Ferroelectric Instability Under Screened Coulomb Interactions

We explore the effect of charge carrier doping on ferroelectricity using density functional calculations and phenomenological modeling. By considering a prototypical ferroelectric material, ${\mathrm{BaTiO}}_3$, we demonstrate that ferroelectric displacements are sustained up to the critical concentration of 0.11 electron per unit cell volume. This result is consistent with experimental observations and reveals that the ferroelectric phase and conductivity can coexist. Our investigations show that the ferroelectric instability requires only a short-range portion of the Coulomb force with an interaction range of the order of the lattice constant. These results provide a new insight into the origin of ferroelectricity in displacive ferroelectrics and open opportunities for using doped ferroelectrics in novel electronic devices.

Figure 1

DOS of ${\mathrm{BaTiO}}_3$ for different electron doping concentrations $n$ given in units of $e/\mathrm{u}.\mathrm{c}$. The shaded plot is the DOS of undoped ${\mathrm{BaTiO}}_3$. The vertical dashed line denotes the Fermi energy.
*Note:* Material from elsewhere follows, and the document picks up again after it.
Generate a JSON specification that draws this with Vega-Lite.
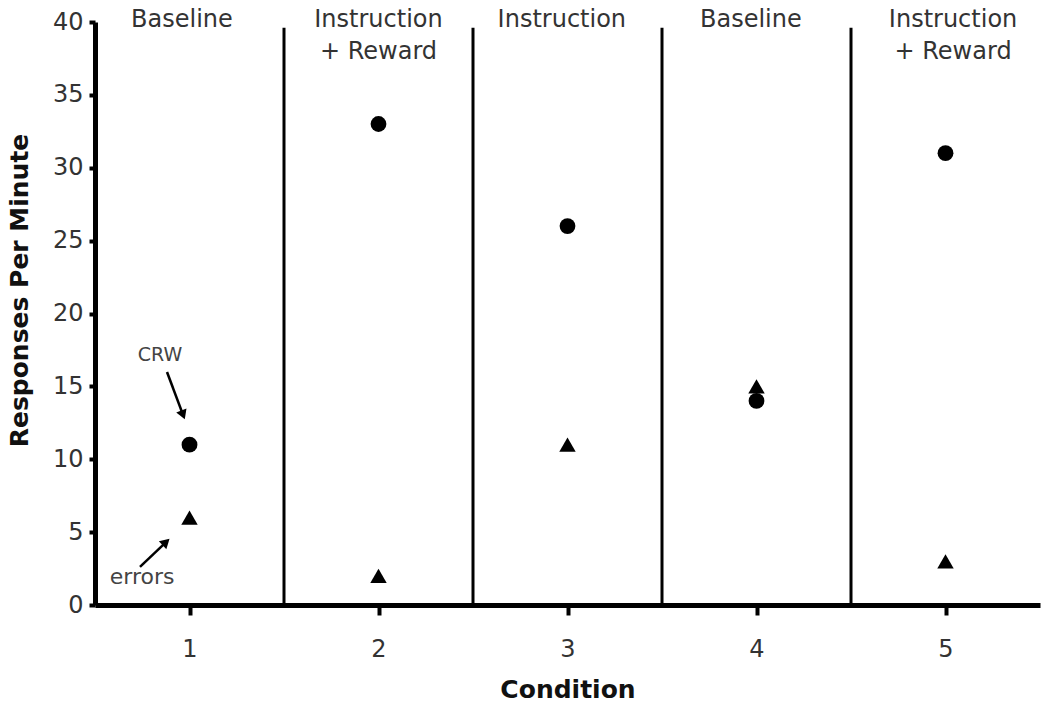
{
  "$schema": "https://vega.github.io/schema/vega-lite/v6.json",
  "width": 945,
  "height": 583,
  "autosize": {"type": "none"},
  "padding": {"left": 95, "top": 22, "right": 5, "bottom": 103},
  "background": "white",
  "config": {"view": {"stroke": null}, "font": "DejaVu Sans"},
  "datasets": {
    "points": [
      {"condition": 1, "measure": "CRW", "value": 11},
      {"condition": 2, "measure": "CRW", "value": 33},
      {"condition": 3, "measure": "CRW", "value": 26},
      {"condition": 4, "measure": "CRW", "value": 14},
      {"condition": 5, "measure": "CRW", "value": 31},
      {"condition": 1, "measure": "errors", "value": 6},
      {"condition": 2, "measure": "errors", "value": 2},
      {"condition": 3, "measure": "errors", "value": 11},
      {"condition": 4, "measure": "errors", "value": 15},
      {"condition": 5, "measure": "errors", "value": 3}
    ],
    "phaselines": [
      {"x": 1.5, "y": 0, "y2": 39.6},
      {"x": 2.5, "y": 0, "y2": 39.6},
      {"x": 3.5, "y": 0, "y2": 39.6},
      {"x": 4.5, "y": 0, "y2": 39.6}
    ],
    "phases": [
      {"x": 0.96, "label": "Baseline"},
      {"x": 2.0, "label": "Instruction\n+ Reward"},
      {"x": 2.97, "label": "Instruction"},
      {"x": 3.97, "label": "Baseline"},
      {"x": 5.04, "label": "Instruction\n+ Reward"}
    ],
    "notes": [
      {"x": 0.844, "y": 17.15, "label": "CRW", "size": 19},
      {"x": 0.749, "y": 1.92, "label": "errors", "size": 22}
    ],
    "arrows": [
      {"x": 0.881, "y": 15.99, "x2": 0.966, "y2": 13.04, "angle": 159},
      {"x": 0.738, "y": 2.61, "x2": 0.876, "y2": 4.32, "angle": 47}
    ]
  },
  "layer": [
    {
      "data": {"name": "phaselines"},
      "mark": {"type": "rule", "strokeWidth": 3, "color": "black"},
      "encoding": {
        "x": {"field": "x", "type": "quantitative", "scale": {"domain": [0.5, 5.5]},
          "axis": {
            "values": [1, 2, 3, 4, 5], "format": "d", "title": "Condition",
            "domainColor": "black", "domainWidth": 5,
            "tickColor": "black", "tickWidth": 4, "tickSize": 10,
            "labelFontSize": 24, "labelColor": "#333", "labelPadding": 22,
            "titleFontSize": 25, "titleFontWeight": "bold", "titleColor": "#111", "titlePadding": 16,
            "grid": false
          }},
        "y": {"field": "y", "type": "quantitative", "scale": {"domain": [0, 40]},
          "axis": {
            "values": [0, 5, 10, 15, 20, 25, 30, 35, 40], "format": "d", "title": "Responses Per Minute",
            "domainColor": "black", "domainWidth": 5,
            "tickColor": "black", "tickWidth": 4, "tickSize": 6,
            "labelFontSize": 24, "labelColor": "#333", "labelPadding": 6,
            "titleFontSize": 25, "titleFontWeight": "bold", "titleColor": "#111",
            "titleX": -63, "titleY": 268,
            "grid": false
          }},
        "y2": {"field": "y2"}
      }
    },
    {
      "data": {"name": "points"},
      "mark": {"type": "point", "filled": true, "opacity": 1, "color": "black"},
      "encoding": {
        "x": {"field": "condition", "type": "quantitative"},
        "y": {"field": "value", "type": "quantitative"},
        "shape": {"field": "measure", "type": "nominal",
          "scale": {"domain": ["CRW", "errors"], "range": ["circle", "triangle-up"]}, "legend": null},
        "size": {"field": "measure", "type": "nominal",
          "scale": {"domain": ["CRW", "errors"], "range": [250, 270]}, "legend": null}
      }
    },
    {
      "data": {"name": "phases"},
      "mark": {"type": "text", "fontSize": 24, "color": "#333", "baseline": "middle", "lineBreak": "\n", "lineHeight": 32, "dy": -2, "clip": false},
      "encoding": {
        "x": {"field": "x", "type": "quantitative"},
        "y": {"datum": 40},
        "text": {"field": "label"}
      }
    },
    {
      "data": {"name": "notes"},
      "mark": {"type": "text", "color": "#444", "baseline": "middle"},
      "encoding": {
        "x": {"field": "x", "type": "quantitative"},
        "y": {"field": "y", "type": "quantitative"},
        "text": {"field": "label"},
        "size": {"field": "size", "type": "quantitative", "scale": null}
      }
    },
    {
      "data": {"name": "arrows"},
      "mark": {"type": "rule", "strokeWidth": 2.5, "color": "black"},
      "encoding": {
        "x": {"field": "x", "type": "quantitative"},
        "y": {"field": "y", "type": "quantitative"},
        "x2": {"field": "x2"},
        "y2": {"field": "y2"}
      }
    },
    {
      "data": {"name": "arrows"},
      "mark": {"type": "point", "shape": "triangle-up", "filled": true, "opacity": 1, "color": "black", "size": 120},
      "encoding": {
        "x": {"field": "x2", "type": "quantitative"},
        "y": {"field": "y2", "type": "quantitative"},
        "angle": {"field": "angle", "type": "quantitative", "scale": null}
      }
    }
  ]
}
The inset shows the Thomas-Fermi screening length $\lambda$ as a function of $n$.

Figure 2

$M$-O ($M=\mathrm{Ti}$, Ba) relative displacements in ${\mathrm{BaTiO}}_3$ (a) and the ratio of out-of-plane lattice constant $c$ and in-plane lattice constant $a$ (b) as a function of electron doping concentration $n$. The dashed line indicates the critical value $n_c$.

Figure 3

Occupation numbers for Ti-$3d$ and O-$2p$ orbitals as a function of electron concentration $n$. ${\mathrm{O}}_1$ (${\mathrm{O}}_2$) correspond to O atoms lying in (off) the ${\mathrm{TiO}}_2$ plane.

Figure 4

$M$-O ($M=\mathrm{Ti}$, Ba) relative displacements and phonon frequency of the soft mode at the $\Gamma$ point in cubic ${\mathrm{BaTiO}}_3$ as a function of electron concentration. The negative sign of the frequency indicates an imaginary value of the frequency.

Figure 5

$M$-O ($M=\mathrm{Ti}$, Ba) relative displacements (in relative units) in cubic ${\mathrm{BaTiO}}_3$ as predicted by the phenomenological model (solid lines) and DFT calculation (open symbols). The latter are the same as those in Fig. 4 but plotted versus $\lambda /{\lambda }_c$ according to the Thomas-Fermi relationship between $\lambda$ and $n$ displayed in the inset of Fig. 1. The inset shows the total energy versus relative polarization for different values of $\lambda$, as follows from the phenomenological model.